God Making Himself Small for Us

Dear Parish Family,

In over 18 years of priesthood, I’ve celebrated the baptisms of many infants.  Babies draw everyone’s attention and affection.  There is little that disarms us and endears us more than a small baby.  The biggest wonder of Christmas is the gift of the infant Jesus.  

Our God is not distant.  The God who created the universe is also one who desires to draw us close to him, and there was no better way to do that than becoming one of us, in complete solidarity with the humanity he desires to rescue and redeem.  And so, the eternal God the Son did just that, entering into his very own creation through the womb of Mary and first appearing for us to behold on Christmas day.  That is what we celebrate today, and through that, hope entered a troubled world and into troubled hearts.

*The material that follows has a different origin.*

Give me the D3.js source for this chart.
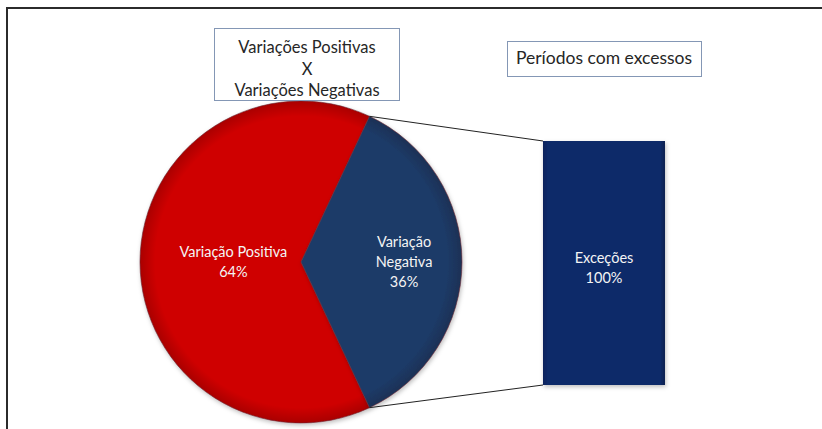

God made himself small for us, that we might not fear to draw near to him.  God did this not only at that first Christmas when he dwelt among us as the Christ child.  God makes himself small for us at every Mass we celebrate through the Eucharist, the Sacrament of his very Body and Blood.  He became small not just for Mary and Joseph, the shepherds, and the magi; in and through the Eucharist, he does so for you and me and for every generation since that first Christmas.  Jesus is as bodily present to us at this Christmas Mass as he was in that cave-turned-stable.  

That true and bodily presence of Jesus in our midst, this central truth of our Catholic faith, is what I want to highlight this Christmas, as we are in the last of the three-year national Eucharistic Revival.  God continues to humble himself and make himself small for our sake, making himself vulnerable to us in the Eucharist in order to make bodily and spiritual union with us possible.

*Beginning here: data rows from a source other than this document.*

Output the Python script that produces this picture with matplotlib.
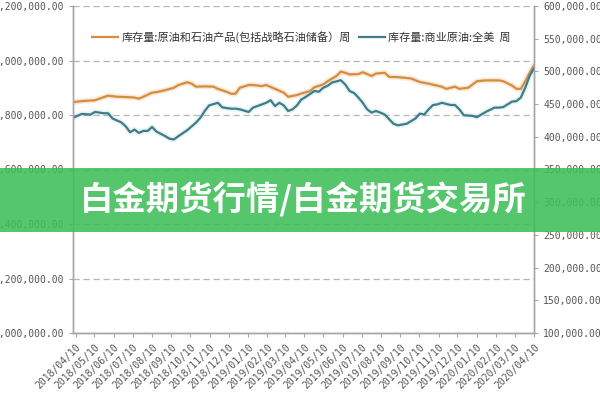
import numpy as np
import matplotlib
matplotlib.use('Agg')
import matplotlib.pyplot as plt
import matplotlib.dates as mdates
import datetime as dt

plt.rcParams['font.family'] = ['Noto Sans CJK SC', 'DejaVu Sans']

# Semanas desde 2018/04/06 (datos semanales)
semanas_total = [0, 2, 5, 6, 8, 10, 12, 14, 15, 16, 18, 19, 21, 23, 24, 26, 27, 28, 30, 32,
                 33, 35, 36, 37, 38, 40, 41, 43, 44, 46, 48, 49, 51, 52, 54, 55, 57, 58, 60, 61,
                 62, 63, 65, 66, 68, 69, 71, 72, 74, 77, 79, 81, 84, 85, 87, 88, 90, 92, 94, 97,
                 98, 100, 101, 102, 103, 104, 105]
# Inventario total: crudo y productos (incl. reserva estratégica), miles de barriles
total = [1847, 1851, 1854, 1860, 1871, 1867, 1866, 1864, 1860, 1867, 1882, 1884, 1891, 1900, 1910, 1920, 1915, 1904, 1905, 1904,
         1896, 1885, 1878, 1878, 1900, 1910, 1910, 1906, 1910, 1896, 1882, 1867, 1873, 1879, 1888, 1902, 1912, 1924, 1943, 1959,
         1955, 1949, 1950, 1957, 1943, 1952, 1955, 1940, 1939, 1934, 1921, 1915, 1904, 1896, 1904, 1896, 1900, 1924, 1927, 1927,
         1924, 1908, 1896, 1896, 1924, 1955, 1982]
total = [v * 1000 for v in total]

semanas_comercial = [0, 2, 4, 5, 7, 8, 9, 11, 12, 13, 14, 15, 16, 17, 18, 19, 21, 22, 23, 24,
                     26, 28, 29, 30, 31, 33, 34, 35, 36, 37, 38, 40, 41, 42, 44, 45, 46, 47, 48, 49,
                     50, 51, 52, 53, 55, 56, 57, 58, 59, 61, 62, 63, 64, 65, 66, 67, 68, 69, 70, 71,
                     72, 73, 74, 76, 77, 78, 79, 80, 81, 82, 83, 84, 86, 87, 88, 89, 91, 92, 93, 94,
                     96, 97, 98, 100, 101, 102, 103, 104, 105]
# Crudo comercial EE.UU., miles de barriles
comercial = [429, 435, 434, 438, 436, 436, 428, 422, 416, 407, 411, 406, 409, 409, 415, 408, 401, 397, 396, 401,
             410, 421.6, 429, 439.5, 448, 452, 445, 444, 443, 443, 442, 438, 444.6, 447, 452, 456, 447, 452, 448, 439.5,
             442, 448, 457, 461, 470, 469, 475, 478, 483, 486.5, 480, 470, 467, 460, 452, 442, 437, 439.5, 437, 434,
             427, 420, 417.5, 420, 424, 428, 435.5, 434, 442, 448.6, 449.6, 452, 448.6, 448.6, 442, 433, 432, 430, 434, 438,
             444.6, 444.6, 445.5, 453.8, 454.6, 460, 475, 493, 505]
comercial = [v * 1000 for v in comercial]

etiqueta_total = '库存量:原油和石油产品(包括战略石油储备）周'
etiqueta_comercial = '库存量:商业原油:全美  周'
titulo_banner = '白金期货行情/白金期货交易所'

inicio = dt.datetime(2018, 4, 6)
fechas_total = [inicio + dt.timedelta(weeks=s) for s in semanas_total]
fechas_comercial = [inicio + dt.timedelta(weeks=s) for s in semanas_comercial]
fechas_ticks = [dt.datetime(2018 + (3 + m) // 12, (3 + m) % 12 + 1, 10) for m in range(25)]

gris = '#a6a6a6'
naranja = '#d98b3c'
verde_azul = '#3f7c87'

fig = plt.figure(figsize=(6, 4), dpi=100)
ax = fig.add_axes([0.1217, 0.1675, 0.7683, 0.8175])
ax2 = ax.twinx()

# halo suave debajo de las líneas
ax.plot(fechas_total, total, color=naranja, lw=4, alpha=0.18, solid_capstyle='round')
l1, = ax.plot(fechas_total, total, color=naranja, lw=1.6, label=etiqueta_total)
ax2.plot(fechas_comercial, comercial, color='#7fc0cc', lw=4, alpha=0.18, solid_capstyle='round')
l2, = ax2.plot(fechas_comercial, comercial, color=verde_azul, lw=1.6, label=etiqueta_comercial)

ax.set_xlim(fechas_total[0], fechas_total[-1])
ax.set_ylim(1000000, 2200000)
ax.set_yticks(np.arange(1000000, 2200001, 200000))
ax2.set_ylim(100000, 600000)
ax2.set_yticks(np.arange(100000, 600001, 50000))

fmt = lambda v, p: '{:,.2f}'.format(v)
ax.yaxis.set_major_formatter(matplotlib.ticker.FuncFormatter(fmt))
ax2.yaxis.set_major_formatter(matplotlib.ticker.FuncFormatter(fmt))

ax.set_xticks(fechas_ticks)
ax.xaxis.set_major_formatter(mdates.DateFormatter('%Y/%m/%d'))
for lab in ax.get_xticklabels():
    lab.set_rotation(45)
    lab.set_ha('right')
    lab.set_rotation_mode('anchor')

for a in (ax, ax2):
    a.tick_params(colors=gris, labelcolor='#555555', labelsize=7, length=3, width=0.8)
    for lab in a.get_xticklabels() + a.get_yticklabels():
        lab.set_family('DejaVu Sans Mono')
    a.spines['top'].set_visible(False)
    for s in ('left', 'right', 'bottom'):
        a.spines[s].set_color(gris)
        a.spines[s].set_linewidth(1.0)

ax.grid(axis='y', color='#b5b5b5', linestyle=(0, (5, 3)), linewidth=0.9)
ax.set_axisbelow(True)

ax2.legend([l1, l2], [etiqueta_total, etiqueta_comercial], loc='upper left',
           bbox_to_anchor=(0.02, 0.955), ncol=2, frameon=False, fontsize=8,
           handlelength=2.3, columnspacing=0.8, handletextpad=0.3, labelcolor='#333333')

# Banner verde semitransparente
fig.patches.append(matplotlib.patches.Rectangle((0, 0.42), 1, 0.16, transform=fig.transFigure,
                                                facecolor='#3dbf58', alpha=0.88, zorder=10))
fig.text(0.505, 0.50, titulo_banner, color='white', fontsize=24, fontweight='bold',
         ha='center', va='center', zorder=11, family=['Noto Sans CJK SC', 'DejaVu Sans'])

plt.savefig('out.png', dpi=100)
plt.close()
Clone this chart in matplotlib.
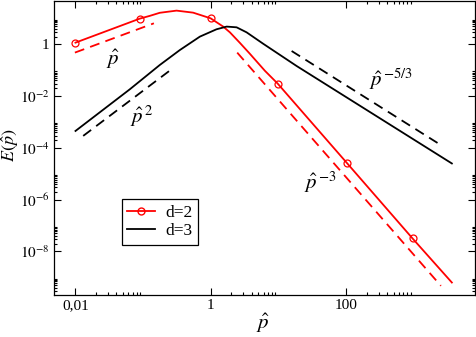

My Christmas wish for you is that you discover more deeply how this truth of Christ’s bodily presence in the Eucharist can be transformative for you personally.  That is why my Christmas gift to you this year is the little book that Bishop Barron wrote specifically for this time of Eucharistic Revival, titled This Is My Body.  Please pick one up at the end of Mass.

The relationship Jesus desires for you and me to have with him is real and personal.  The preeminent way he reveals himself to us today is in the regular sharing of himself to you in the Eucharist.  May you experience the exhilarating epiphany that the wise men had before the Christ child, that the God who made the planets and stars also miraculously makes himself small to be with us.

Yours in the Christ Child,

Fr. Chas

P.S.–

Idea for a New Year’s Resolution

So many of our parishioners have joined countless people around the world in singing the praises of both of Fr. Mike Schmitz’s wildly popular podcast serieses, The Bible in a Year and The Catechism in a Year.  Both have topped the podcast charts across all genres.  

I encourage you to make a New Year’s Resolution to choose one of them and incorporate them in your daily life.  Here are the ways people have been able to do so:

  1. Listen to the daily podcast on your commute.
  2. Listen to it while you get your steps in or walk your dog.
  3. Listen to it while walking on the treadmill.
  4. Use the podcast to kickoff your daily prayer time.